**TASK DESCRIPTION**
Quote the whole listing exactly. Leave the pictures out of your copy.

________________________________________

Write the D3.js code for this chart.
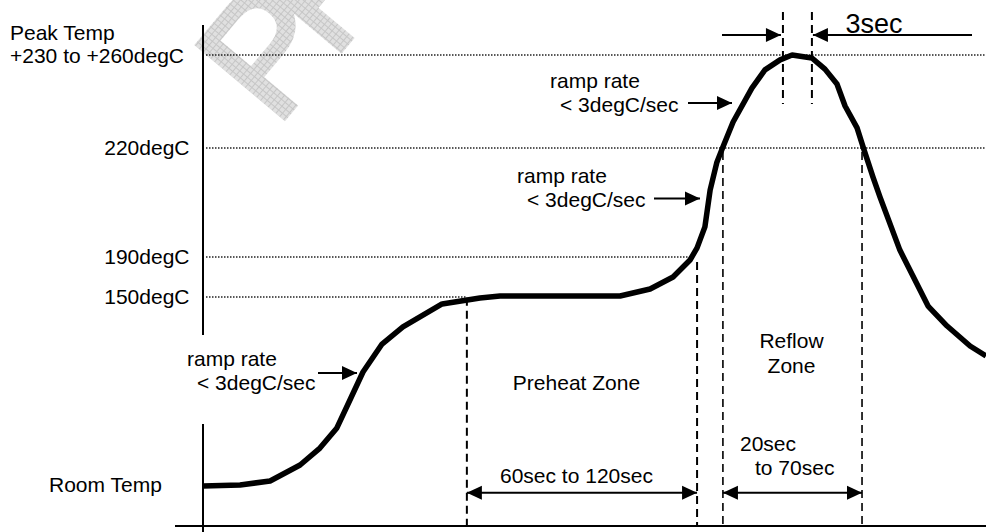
<!DOCTYPE html>
<html><head><meta charset="utf-8">
<script src="https://cdn.jsdelivr.net/npm/d3@7"></script>
<style>
html,body{margin:0;padding:0;background:#fff;}
svg{display:block;}
text{font-family:"Liberation Sans",Arial,Helvetica,sans-serif;fill:#000;}
</style>
</head><body><div id="chart"></div>
<script>
// ---- data ----
const timeSec = [0,14.2,25.7,37.2,44.8,51.3,56.3,61.3,68.6,76.6,91.6,106.1,113.8,159.8,171.3,180.1,186.6,189.3,192.3,194.3,196.9,199.2,203.1,210.3,215.3,221.1,225.7,233.3,238.3,242.9,246,250.6,252.9,256.7,259.4,267,277.8,285.1,293.9,300];
const tempC   = [25,25.7,28.3,38.9,50.1,63.4,81.9,100.4,118.9,130.2,145.4,149.3,151,151,158,170,187,192.5,198.3,208.4,216.1,220.3,227,236.1,241,243.7,245,244.2,241.2,237.2,231.3,225.4,220.3,212,206.5,191.9,144,130.8,117.6,111];
const levelTemps  = [25,150,190,220,245];
const levelLabels = ["Room Temp","150degC","190degC","220degC","+230 to +260degC"];
const peakTitle = "Peak Temp";
const preheatStart = 101.1, preheatEnd = 189.3;
const reflowStart = 199.2, reflowEnd = 252.5;
const peakStart = 222.2, peakEnd = 233.3;
const zoneLabels = ["Preheat Zone","Reflow","Zone"];
const spanLabels = ["60sec to 120sec","20sec","to 70sec","3sec"];
const rampLabels = ["ramp rate","< 3degC/sec"];
const watermark = "PRELIMINARY";

// ---- layout ----
const W = 986, H = 532;
const svg = d3.select("#chart").append("svg").attr("width",W).attr("height",H);
const x = d3.scaleLinear().domain([0,300]).range([203,986]);
const y = d3.scaleLinear().domain(levelTemps).range([486,297,257,148,55]);
const baseY = 526;

// watermark
const defs = svg.append("defs");
const pat = defs.append("pattern").attr("id","hatch").attr("width",5).attr("height",5).attr("patternUnits","userSpaceOnUse");
pat.append("rect").attr("width",5).attr("height",5).attr("fill","#e0e0e0");
pat.append("path").attr("d","M0 0.5H5M0.5 0V5").attr("stroke","#c6c6c6").attr("stroke-width",1);
svg.append("text").attr("transform","translate(276,128) rotate(-50)")
  .attr("font-size",165).attr("letter-spacing",-22)
  .style("fill","url(#hatch)").style("stroke","url(#hatch)").style("stroke-width",5)
  .text(watermark);

const font = 21;
function arrowHead(g, tipX, tipY, dir, len=15, hw=7){
  g.append("path").attr("d",`M${tipX},${tipY}L${tipX-dir*len},${tipY-hw}L${tipX-dir*len},${tipY+hw}Z`).attr("fill","#000");
}
function hArrow(x1, x2, yy, head1, head2){
  const g = svg.append("g");
  g.append("line").attr("x1",x1).attr("x2",x2).attr("y1",yy).attr("y2",yy).attr("stroke","#000").attr("stroke-width",2);
  if(head2) arrowHead(g, x2, yy, Math.sign(x2-x1));
  if(head1) arrowHead(g, x1, yy, Math.sign(x1-x2));
}

// axes
svg.append("line").attr("x1",203).attr("x2",203).attr("y1",25).attr("y2",335).attr("stroke","#000").attr("stroke-width",2);
svg.append("line").attr("x1",203).attr("x2",203).attr("y1",424).attr("y2",H).attr("stroke","#000").attr("stroke-width",2);
svg.append("line").attr("x1",175).attr("x2",W).attr("y1",baseY).attr("y2",baseY).attr("stroke","#000").attr("stroke-width",2);

// dotted level lines
const levelEnds = [null, x(preheatStart), x(186.6), W, W];
levelTemps.forEach((t,i)=>{
  if(i===0) return;
  svg.append("line").attr("x1",206).attr("x2",levelEnds[i]).attr("y1",y(t)).attr("y2",y(t))
    .attr("stroke","#222").attr("stroke-width",1.4).attr("stroke-dasharray","1.5,1.5");
});

// level labels
svg.append("text").attr("x",10).attr("y",y(245)-15.5).attr("font-size",font).text(peakTitle);
svg.append("text").attr("x",10).attr("y",y(245)+7.5).attr("font-size",font).text(levelLabels[4]);
[1,2,3].forEach(i=>{
  svg.append("text").attr("x",189.5).attr("y",y(levelTemps[i])+6.5).attr("text-anchor","end").attr("font-size",font).text(levelLabels[i]);
});
svg.append("text").attr("x",49).attr("y",y(25)+6).attr("font-size",font).text(levelLabels[0]);

// dashed zone lines
function vDash(t, y1, y2, w){
  svg.append("line").attr("x1",x(t)).attr("x2",x(t)).attr("y1",y1).attr("y2",y2)
    .attr("stroke","#000").attr("stroke-width",w).attr("stroke-dasharray","8,5");
}
vDash(preheatStart, y(149.5), baseY, 2);
vDash(preheatEnd, 262, baseY, 2);
vDash(reflowStart, 152, baseY, 1.6);
vDash(reflowEnd, 152, baseY, 1.6);
vDash(peakStart, 12, 104, 2);
vDash(peakEnd, 12, 104, 2);

// profile curve
const line = d3.line().x(i=>x(timeSec[i])).y(i=>y(tempC[i])).curve(d3.curveLinear);
svg.append("path").attr("d",line(d3.range(timeSec.length))).attr("fill","none")
  .attr("stroke","#000").attr("stroke-width",5.5).attr("stroke-linejoin","round").attr("stroke-linecap","butt");

// ramp annotations
function ramp(tx, ty, ax1, ax2, ay){
  svg.append("text").attr("x",tx).attr("y",ty).attr("font-size",font).text(rampLabels[0]);
  svg.append("text").attr("x",tx+10).attr("y",ty+24).attr("font-size",font).text(rampLabels[1]);
  hArrow(ax1, ax2, ay, false, true);
}
ramp(187, 366, 318, 357, 373);
ramp(517, 183.3, 654, 700, 198.5);
ramp(550, 87.5, 688, 732, 103);

// zone labels
svg.append("text").attr("x",576.5).attr("y",390).attr("text-anchor","middle").attr("font-size",font).text(zoneLabels[0]);
svg.append("text").attr("x",791.5).attr("y",347.7).attr("text-anchor","middle").attr("font-size",font).text(zoneLabels[1]);
svg.append("text").attr("x",791.5).attr("y",372.7).attr("text-anchor","middle").attr("font-size",font).text(zoneLabels[2]);

// span arrows
hArrow(x(preheatStart), x(preheatEnd), 492.7, true, true);
svg.append("text").attr("x",500).attr("y",482.7).attr("font-size",font).text(spanLabels[0]);
hArrow(x(reflowStart), x(reflowEnd), 492.7, true, true);
svg.append("text").attr("x",740).attr("y",450.7).attr("font-size",font).text(spanLabels[1]);
svg.append("text").attr("x",755).attr("y",475).attr("font-size",font).text(spanLabels[2]);
hArrow(722, x(peakStart)-2, 35, false, true);
hArrow(x(peakEnd)+1, 972, 35, true, false);
svg.append("text").attr("x",845.5).attr("y",33.3).attr("font-size",27).text(spanLabels[3]);
</script>
</body></html>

________________________________________

**WORKED ANSWER**
Write the D3.js code for this chart.
<!DOCTYPE html>
<html><head><meta charset="utf-8">
<script src="https://cdn.jsdelivr.net/npm/d3@7"></script>
<style>
html,body{margin:0;padding:0;background:#fff;}
svg{display:block;}
text{font-family:"Liberation Sans",Arial,Helvetica,sans-serif;fill:#000;}
</style>
</head><body><div id="chart"></div>
<script>
// ---- data ----
const timeSec = [0,14.2,25.7,37.2,44.8,51.3,56.3,61.3,68.6,76.6,91.6,106.1,113.8,159.8,171.3,180.1,186.6,189.3,192.3,194.3,196.9,199.2,203.1,210.3,215.3,221.1,225.7,233.3,238.3,242.9,246,250.6,252.9,256.7,259.4,267,277.8,285.1,293.9,300];
const tempC   = [25,25.7,28.3,38.9,50.1,63.4,81.9,100.4,118.9,130.2,145.4,149.3,151,151,158,170,187,192.5,198.3,208.4,216.1,220.3,227,236.1,241,243.7,245,244.2,241.2,237.2,231.3,225.4,220.3,212,206.5,191.9,144,130.8,117.6,111];
const levelTemps  = [25,150,190,220,245];
const levelLabels = ["Room Temp","150degC","190degC","220degC","+230 to +260degC"];
const peakTitle = "Peak Temp";
const preheatStart = 101.1, preheatEnd = 189.3;
const reflowStart = 199.2, reflowEnd = 252.5;
const peakStart = 222.2, peakEnd = 233.3;
const zoneLabels = ["Preheat Zone","Reflow","Zone"];
const spanLabels = ["60sec to 120sec","20sec","to 70sec","3sec"];
const rampLabels = ["ramp rate","< 3degC/sec"];
const watermark = "PRELIMINARY";

// ---- layout ----
const W = 986, H = 532;
const svg = d3.select("#chart").append("svg").attr("width",W).attr("height",H);
const x = d3.scaleLinear().domain([0,300]).range([203,986]);
const y = d3.scaleLinear().domain(levelTemps).range([486,297,257,148,55]);
const baseY = 526;

// watermark
const defs = svg.append("defs");
const pat = defs.append("pattern").attr("id","hatch").attr("width",5).attr("height",5).attr("patternUnits","userSpaceOnUse");
pat.append("rect").attr("width",5).attr("height",5).attr("fill","#e0e0e0");
pat.append("path").attr("d","M0 0.5H5M0.5 0V5").attr("stroke","#c6c6c6").attr("stroke-width",1);
svg.append("text").attr("transform","translate(276,128) rotate(-50)")
  .attr("font-size",165).attr("letter-spacing",-22)
  .style("fill","url(#hatch)").style("stroke","url(#hatch)").style("stroke-width",5)
  .text(watermark);

const font = 21;
function arrowHead(g, tipX, tipY, dir, len=15, hw=7){
  g.append("path").attr("d",`M${tipX},${tipY}L${tipX-dir*len},${tipY-hw}L${tipX-dir*len},${tipY+hw}Z`).attr("fill","#000");
}
function hArrow(x1, x2, yy, head1, head2){
  const g = svg.append("g");
  g.append("line").attr("x1",x1).attr("x2",x2).attr("y1",yy).attr("y2",yy).attr("stroke","#000").attr("stroke-width",2);
  if(head2) arrowHead(g, x2, yy, Math.sign(x2-x1));
  if(head1) arrowHead(g, x1, yy, Math.sign(x1-x2));
}

// axes
svg.append("line").attr("x1",203).attr("x2",203).attr("y1",25).attr("y2",335).attr("stroke","#000").attr("stroke-width",2);
svg.append("line").attr("x1",203).attr("x2",203).attr("y1",424).attr("y2",H).attr("stroke","#000").attr("stroke-width",2);
svg.append("line").attr("x1",175).attr("x2",W).attr("y1",baseY).attr("y2",baseY).attr("stroke","#000").attr("stroke-width",2);

// dotted level lines
const levelEnds = [null, x(preheatStart), x(186.6), W, W];
levelTemps.forEach((t,i)=>{
  if(i===0) return;
  svg.append("line").attr("x1",206).attr("x2",levelEnds[i]).attr("y1",y(t)).attr("y2",y(t))
    .attr("stroke","#222").attr("stroke-width",1.4).attr("stroke-dasharray","1.5,1.5");
});

// level labels
svg.append("text").attr("x",10).attr("y",y(245)-15.5).attr("font-size",font).text(peakTitle);
svg.append("text").attr("x",10).attr("y",y(245)+7.5).attr("font-size",font).text(levelLabels[4]);
[1,2,3].forEach(i=>{
  svg.append("text").attr("x",189.5).attr("y",y(levelTemps[i])+6.5).attr("text-anchor","end").attr("font-size",font).text(levelLabels[i]);
});
svg.append("text").attr("x",49).attr("y",y(25)+6).attr("font-size",font).text(levelLabels[0]);

// dashed zone lines
function vDash(t, y1, y2, w){
  svg.append("line").attr("x1",x(t)).attr("x2",x(t)).attr("y1",y1).attr("y2",y2)
    .attr("stroke","#000").attr("stroke-width",w).attr("stroke-dasharray","8,5");
}
vDash(preheatStart, y(149.5), baseY, 2);
vDash(preheatEnd, 262, baseY, 2);
vDash(reflowStart, 152, baseY, 1.6);
vDash(reflowEnd, 152, baseY, 1.6);
vDash(peakStart, 12, 104, 2);
vDash(peakEnd, 12, 104, 2);

// profile curve
const line = d3.line().x(i=>x(timeSec[i])).y(i=>y(tempC[i])).curve(d3.curveLinear);
svg.append("path").attr("d",line(d3.range(timeSec.length))).attr("fill","none")
  .attr("stroke","#000").attr("stroke-width",5.5).attr("stroke-linejoin","round").attr("stroke-linecap","butt");

// ramp annotations
function ramp(tx, ty, ax1, ax2, ay){
  svg.append("text").attr("x",tx).attr("y",ty).attr("font-size",font).text(rampLabels[0]);
  svg.append("text").attr("x",tx+10).attr("y",ty+24).attr("font-size",font).text(rampLabels[1]);
  hArrow(ax1, ax2, ay, false, true);
}
ramp(187, 366, 318, 357, 373);
ramp(517, 183.3, 654, 700, 198.5);
ramp(550, 87.5, 688, 732, 103);

// zone labels
svg.append("text").attr("x",576.5).attr("y",390).attr("text-anchor","middle").attr("font-size",font).text(zoneLabels[0]);
svg.append("text").attr("x",791.5).attr("y",347.7).attr("text-anchor","middle").attr("font-size",font).text(zoneLabels[1]);
svg.append("text").attr("x",791.5).attr("y",372.7).attr("text-anchor","middle").attr("font-size",font).text(zoneLabels[2]);

// span arrows
hArrow(x(preheatStart), x(preheatEnd), 492.7, true, true);
svg.append("text").attr("x",500).attr("y",482.7).attr("font-size",font).text(spanLabels[0]);
hArrow(x(reflowStart), x(reflowEnd), 492.7, true, true);
svg.append("text").attr("x",740).attr("y",450.7).attr("font-size",font).text(spanLabels[1]);
svg.append("text").attr("x",755).attr("y",475).attr("font-size",font).text(spanLabels[2]);
hArrow(722, x(peakStart)-2, 35, false, true);
hArrow(x(peakEnd)+1, 972, 35, true, false);
svg.append("text").attr("x",845.5).attr("y",33.3).attr("font-size",27).text(spanLabels[3]);
</script>
</body></html>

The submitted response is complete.